In 2021, Oxfam Great Britain conducted a survey querying human rights experts about effective means of worker representation in the economy. They found that "The Coalition of Immokalee Workers' Fair Food Program was the most widely cited example when Oxfam asked 23 experts about effective ways for workers to represent themselves."

==Awards and recognition==
- The Roosevelt Institute awarded the CIW its 2013 Freedom from Want Medal in 2013.
- After an investigation from PBS's Frontline for all of 2013, they declared the FFP to be the "single most effective prevention program in the U.S. agricultural industry."

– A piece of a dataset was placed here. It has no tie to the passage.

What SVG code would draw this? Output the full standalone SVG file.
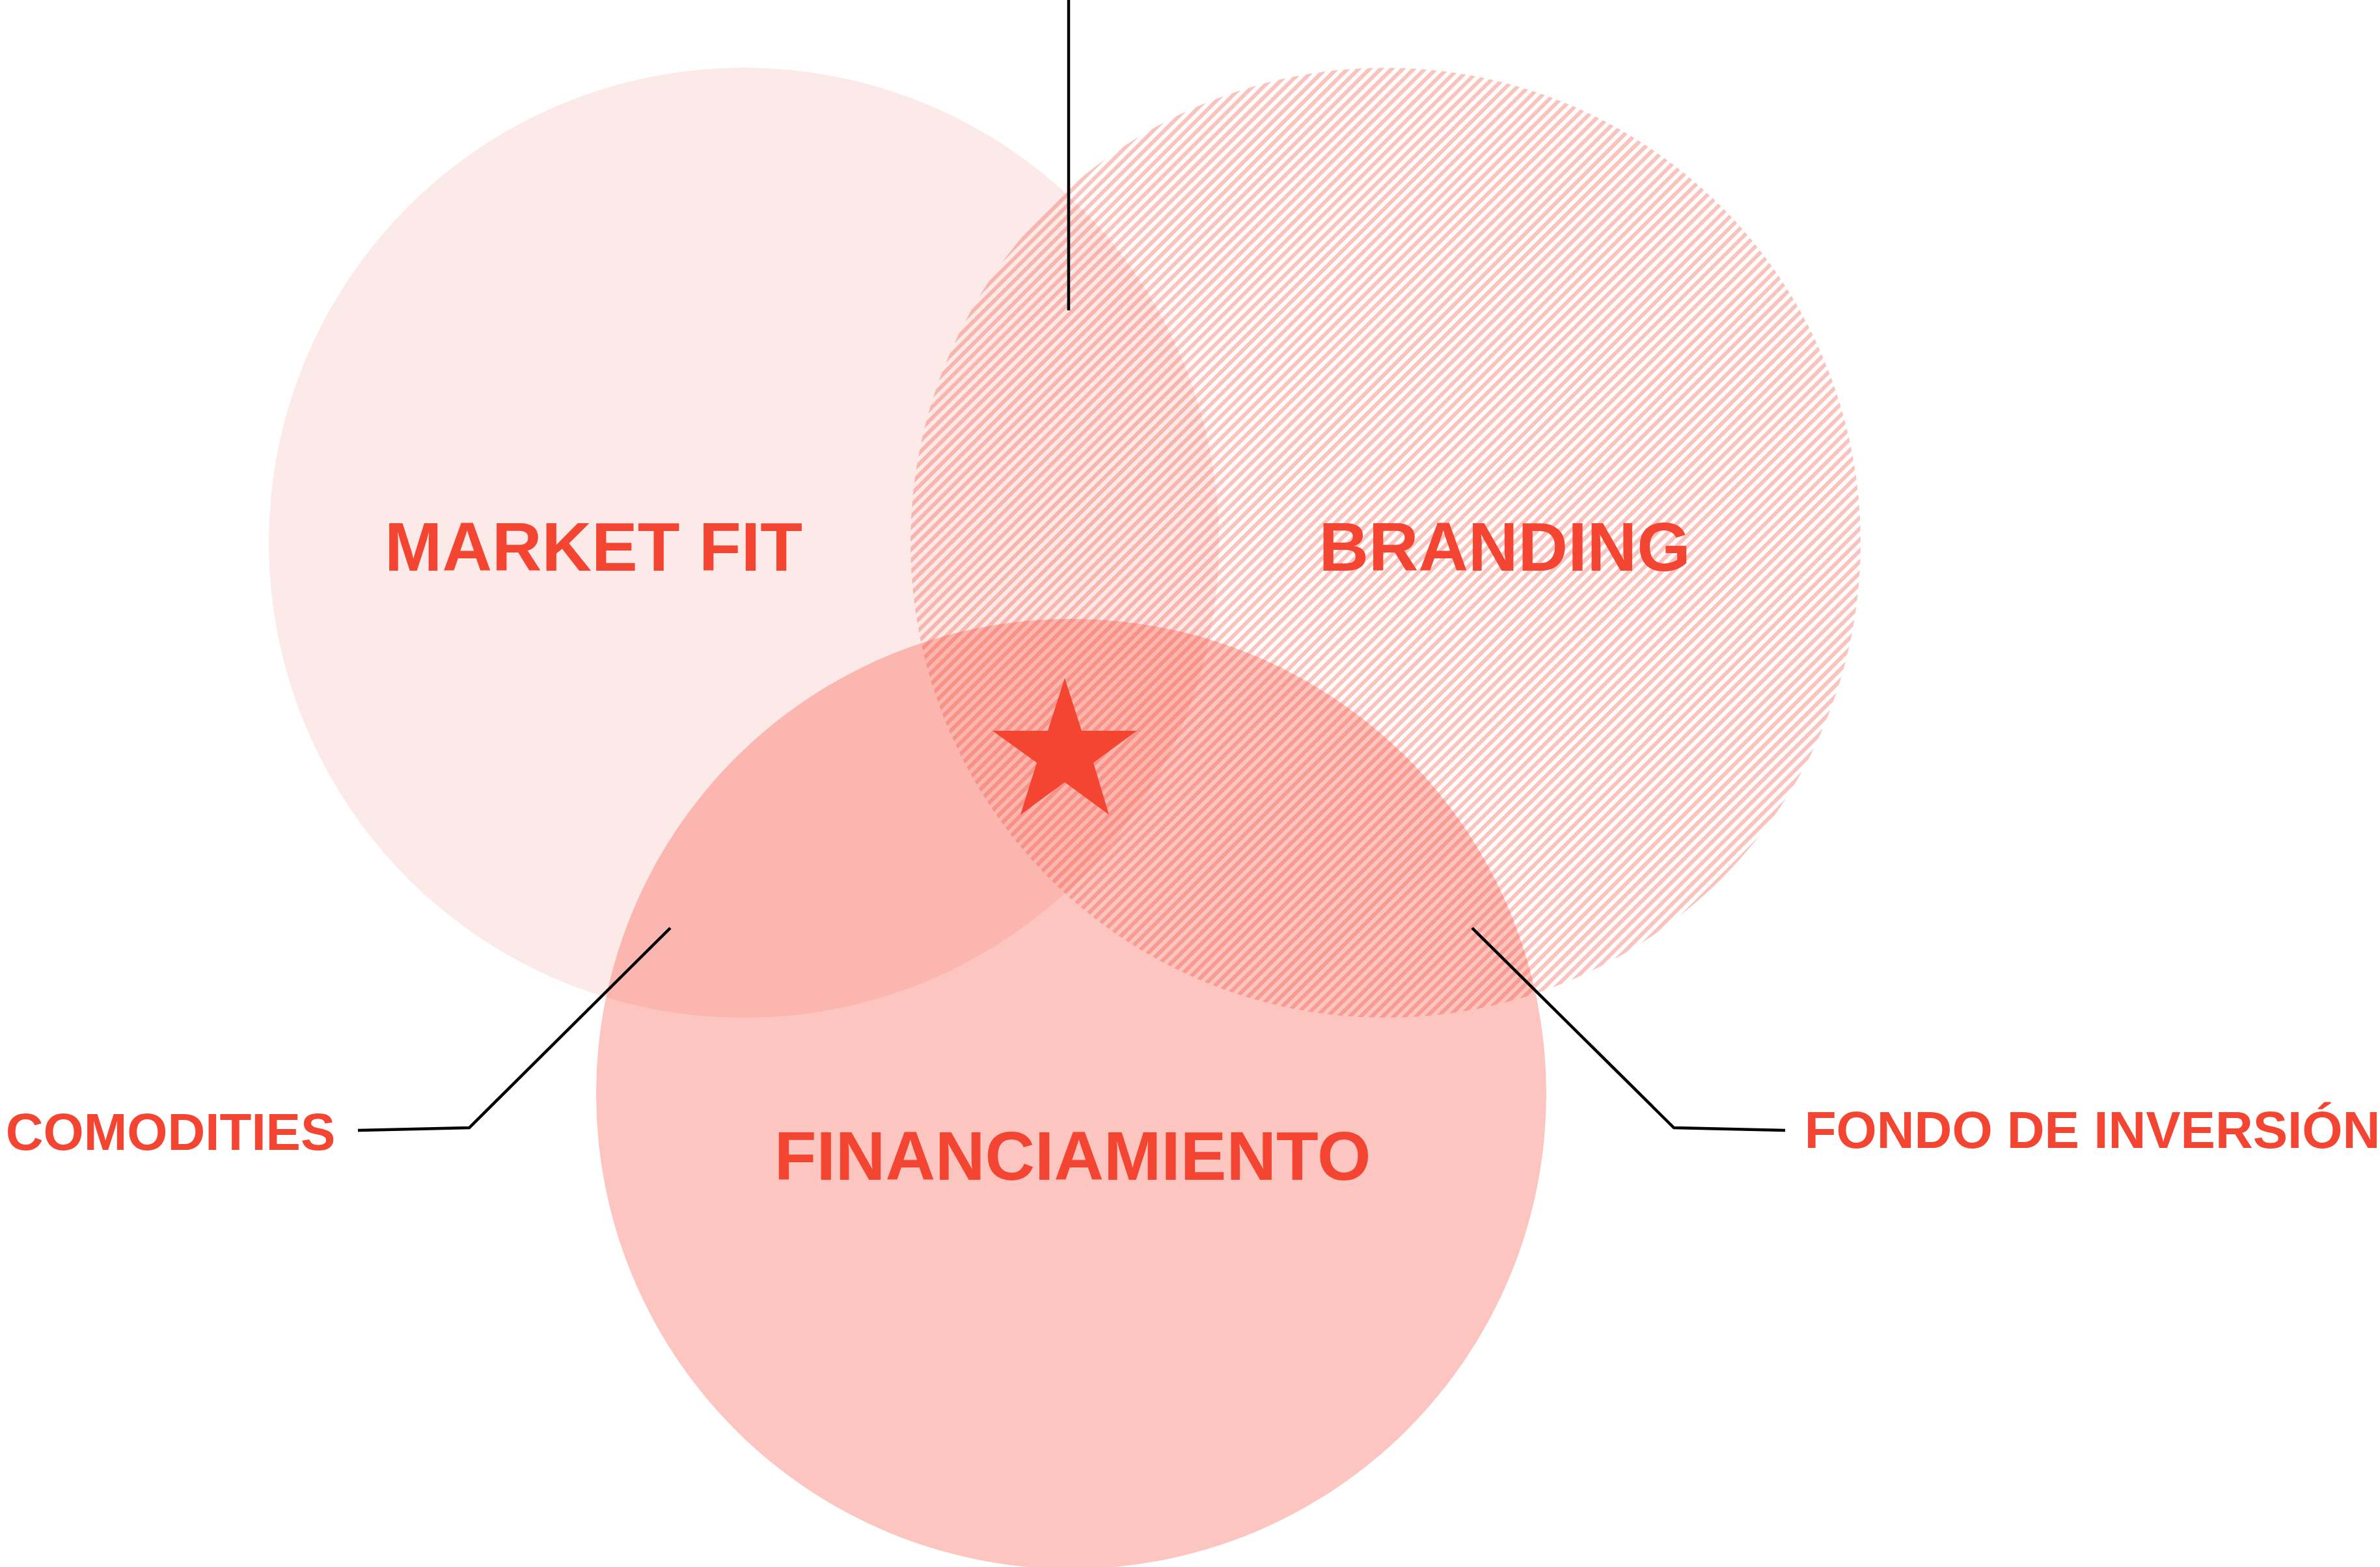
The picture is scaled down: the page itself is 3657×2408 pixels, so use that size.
<svg xmlns="http://www.w3.org/2000/svg" width="3657" height="2408" viewBox="0 0 3657 2408">
<style>
.lbl{font-family:"Liberation Sans",Arial,Helvetica,sans-serif;font-weight:bold;fill:#F44532;text-anchor:middle}
.big{font-size:106px}
.small{font-size:80px}
.conn{fill:none;stroke:#000;stroke-width:4.5;stroke-linejoin:miter}
</style>
<defs>
<pattern id="hatch" patternUnits="userSpaceOnUse" width="12" height="12" patternTransform="rotate(45)">
<rect x="0" y="0" width="6" height="12" fill="#F44532" fill-opacity="0.32"/>
</pattern>
</defs>
<rect width="3657" height="2408" fill="#fff"/>
<g id="market-fit">
<circle cx="1143" cy="834" r="730" fill="#FCEAE8"/>
</g>
<g id="branding">
<circle cx="2129" cy="834" r="730" fill="url(#hatch)"/>
</g>
<g id="financiamiento">
<circle cx="1646" cy="1681" r="730" fill="#F44532" fill-opacity="0.31"/>
</g>
<g id="labels">
<text class="lbl big" x="912" y="877">MARKET FIT</text>
<text class="lbl big" x="2312" y="877">BRANDING</text>
<text class="lbl big" x="1648" y="1813">FINANCIAMIENTO</text>
</g>
<g id="star">
<polygon points="1636,1042 1662,1123 1747,1123 1680,1172 1704,1252 1636,1202 1568,1252 1593,1172 1525,1123 1610,1123" fill="#F44532"/>
</g>
<g id="comodities">
<text class="lbl small" x="262" y="1767">COMODITIES</text>
</g>
<g id="fondo">
<text class="lbl small" x="3215" y="1764" font-size="79">FONDO DE INVERSIÓN</text>
</g>
<g id="connectors">
<path class="conn" d="M1642 0 V477"/>
<path class="conn" d="M550 1737 L721 1733 L1030 1426"/>
<path class="conn" d="M2743 1737 L2572 1733 L2262 1426"/>
</g>
</svg>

- The President's Advisory Council on Faith-Based and Neighborhood Partnerships reported that the FFP was one of the "most successful and innovative programs" to prevent modern slavery.
- In May 2013, a delegation from the UN visited the Fair Food Program stakeholders and announced that the program had successfully created, "market incentives for participating growers.
- A Washington Post article stated that the "CIW model is one of the great human rights success stories of our day."
- In 2015, the Fair Food Program received the Presidential Medal for Extraordinary Efforts in Combatting Modern-day Slavery from Secretary of State John Kerry at a White House ceremony.
- In 2017, the Harvard Business Review deemed the FFP one of "the most important social-impact success stories of the 21st Century," alongside the anti-apartheid movement, polio eradication, and public libraries.
- In 2017, CIW co-founder Greg Asbed was awarded the MacArthur 'Genius' Award for helping to pioneer the Fair Food Program.
- The Fair Food Program was credited by the American Bar Association in 2022 as a major feature human rights accomplishment in its annual Frances Perkins Public Service Award, given to the Coalition of Immokalee Workers.